In my last post I talked about securitization -- where a bank will effectively package loans together and sell them on to investors. These investors buy securities to try and make a return, and the bank sell them to get the loans off their books and continue making loans to people.

This is basically what happened with hundreds and thousands of subprime mortgages in the US. In the 1990s there was a housing boom in the US (and the UK), and more and more houses were built, more people were lent money than previously, and there was a growing assumption that house prices would continue to rise.

That assumption was wrong.

So now we're left with lots and lots of mortgages lent to people who couldn't afford to pay them on houses that are going down in value. Now there's a good investment.

Essentially, the foreclosure rate (the number of people who defaulted on their mortgages due to being unable to meet the repayments) increased rather dramatically, meaning that the MBSs weren't worth all that much, especially as the houses that were repossessed couldn't be sold for the value of the mortgage that was originally lent out.
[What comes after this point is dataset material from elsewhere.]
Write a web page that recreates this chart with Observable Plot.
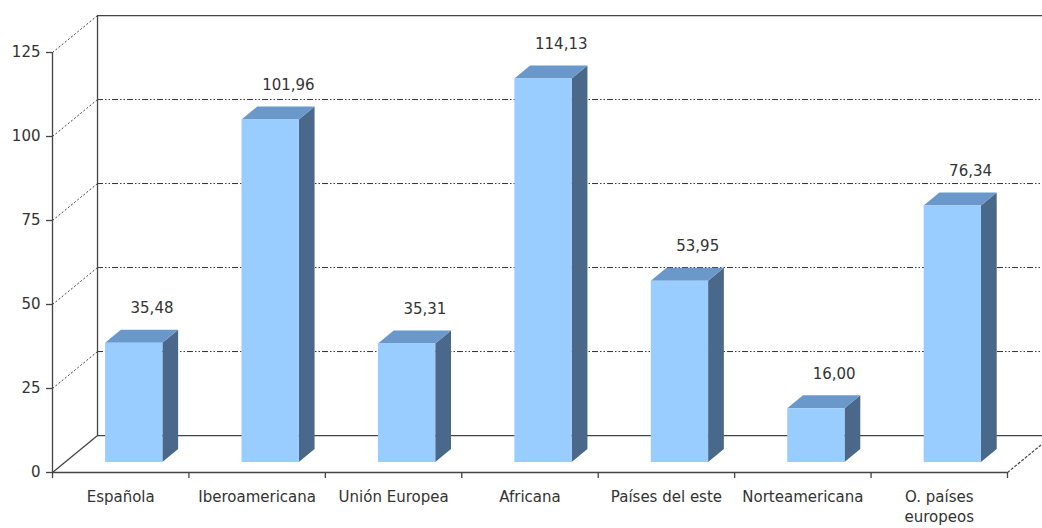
<!DOCTYPE html>
<html>
<head>
<meta charset="utf-8">
<script src="https://cdn.jsdelivr.net/npm/d3@7"></script>
<script src="https://cdn.jsdelivr.net/npm/@observablehq/plot@0.6"></script>
<style>
  html, body { margin: 0; padding: 0; background: #fff; }
</style>
</head>
<body>
<div id="chart"></div>
<script>
const categories = ["Española", "Iberoamericana", "Unión Europea", "Africana", "Países del este", "Norteamericana", "O. países\neuropeos"];
const values = [35.48, 101.96, 35.31, 114.13, 53.95, 16.00, 76.34];
const yTicks = [0, 25, 50, 75, 100, 125];
const gridValues = [25, 50, 75, 100];

// 3D projection (depth expressed in data units of the x and y scales)
const DX = 0.33, DY = 11.0;      // full depth of the chart
const TF = 0.27, TB = 0.62;      // bar front / back depth fraction
const BL = 0.30, BR = 0.72;      // bar left / right inside its category

const n = categories.length;
const bars = categories.map((c, i) => ({c, i, v: values[i]}));
const sideData = bars.flatMap(d => [TF, TB].map(t => ({i: d.i, x: d.i + BR + t * DX, y1: t * DY, y2: d.v + t * DY})));
const topData = bars.flatMap(d => [TF, TB].map(t => ({i: d.i, y: d.v + t * DY, x1: d.i + BL + t * DX, x2: d.i + BR + t * DX})));

const axisColor = "#444";
const textColor = "#333";

const chart = Plot.plot({
  width: 1042,
  height: 528,
  marginLeft: 52,
  marginRight: 35,
  marginTop: 52,
  marginBottom: 56,
  x: {domain: [0, n], axis: null},
  y: {domain: [0, 125], axis: null},
  style: {fontFamily: "DejaVu Sans, Verdana, sans-serif", fontSize: "15px", background: "#fff"},
  marks: [
    // back wall gridlines
    Plot.ruleY(gridValues, {y: d => d + DY, x1: () => DX, x2: () => n + DX + 0.2, stroke: "#333", strokeWidth: 1, strokeDasharray: "6,2,1.5,2,1.5,2"}),
    // left wall diagonals
    Plot.link(yTicks.filter(d => d > 0), {x1: () => 0, y1: d => d, x2: () => DX, y2: d => d + DY, stroke: "#444", strokeDasharray: "2,2"}),
    // back wall frame
    Plot.ruleX([DX], {y1: () => DY, y2: () => 125 + DY, stroke: axisColor, strokeWidth: 1.3}),
    Plot.ruleY([125 + DY], {x1: () => DX, x2: () => n + DX + 0.2, stroke: axisColor, strokeWidth: 1.3}),
    Plot.ruleY([DY], {x1: () => DX, x2: () => n + DX + 0.2, stroke: axisColor, strokeWidth: 1.3}),
    // floor side edges
    Plot.link([0], {x1: () => 0, y1: () => 0, x2: () => DX, y2: () => DY, stroke: axisColor, strokeWidth: 1.3}),
    Plot.link([n], {x1: d => d, y1: () => 0, x2: d => d + DX, y2: () => DY, stroke: axisColor, strokeWidth: 1.2, strokeDasharray: "3,1.5"}),
    // bars: side, top, front faces
    Plot.areaY(sideData, {x: "x", y1: "y1", y2: "y2", z: "i", fill: "#4A6889"}),
    Plot.areaX(topData, {y: "y", x1: "x1", x2: "x2", z: "i", fill: "#6B98CA"}),
    Plot.rect(bars, {x1: d => d.i + BL + TF * DX, x2: d => d.i + BR + TF * DX, y1: () => TF * DY, y2: d => d.v + TF * DY, fill: "#99CCFF"}),
    // front axes
    Plot.ruleX([0], {y1: () => 0, y2: () => 125, stroke: axisColor, strokeWidth: 1.3}),
    Plot.ruleY([0], {x1: () => 0, x2: () => n, stroke: axisColor, strokeWidth: 1.3}),
    Plot.ruleY(yTicks, {x1: () => -6 * n / 955, x2: () => 0, stroke: axisColor, strokeWidth: 1.3}),
    Plot.ruleX(d3.range(n + 1), {y1: () => -6 * 125 / 420, y2: () => 0, stroke: axisColor, strokeWidth: 1.3}),
    // tick labels
    Plot.text(yTicks, {x: () => 0, y: d => d, text: d => String(d), dx: -12, textAnchor: "end", fill: textColor}),
    Plot.text(bars, {x: d => d.i + 0.5, y: () => 0, text: "c", dy: 16, lineAnchor: "top", lineHeight: 1.3, fill: textColor}),
    // value labels
    Plot.text(bars, {x: d => d.i + (BL + BR) / 2 + TB * DX, y: d => d.v + TB * DY, text: d => d.v.toFixed(2).replace(".", ","), dx: 2, dy: -22, fill: textColor})
  ]
});
document.getElementById("chart").appendChild(chart);
</script>
</body>
</html>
This meant that mortgage-backed securities lost a huge amount of their value very quickly, and banks and investment funds that were holding them at the time had to write down the value of them (Writing down value means that, on one day a bank might have had an asset on its books called "MBS 1" that was valued at £100m, but then a week later the bank found out it wasn't worth anywhere near that, so they might have to revalue it at, say, £25m, which is an instant £75m loss for the bank).

This led to the huge losses that some banks had suffered, and this is the reason Northern Rock went under, as far as I am aware. They had a lot of these assets on their books at one point, and suddenly the music stopped, and Northern Rock were in the shit.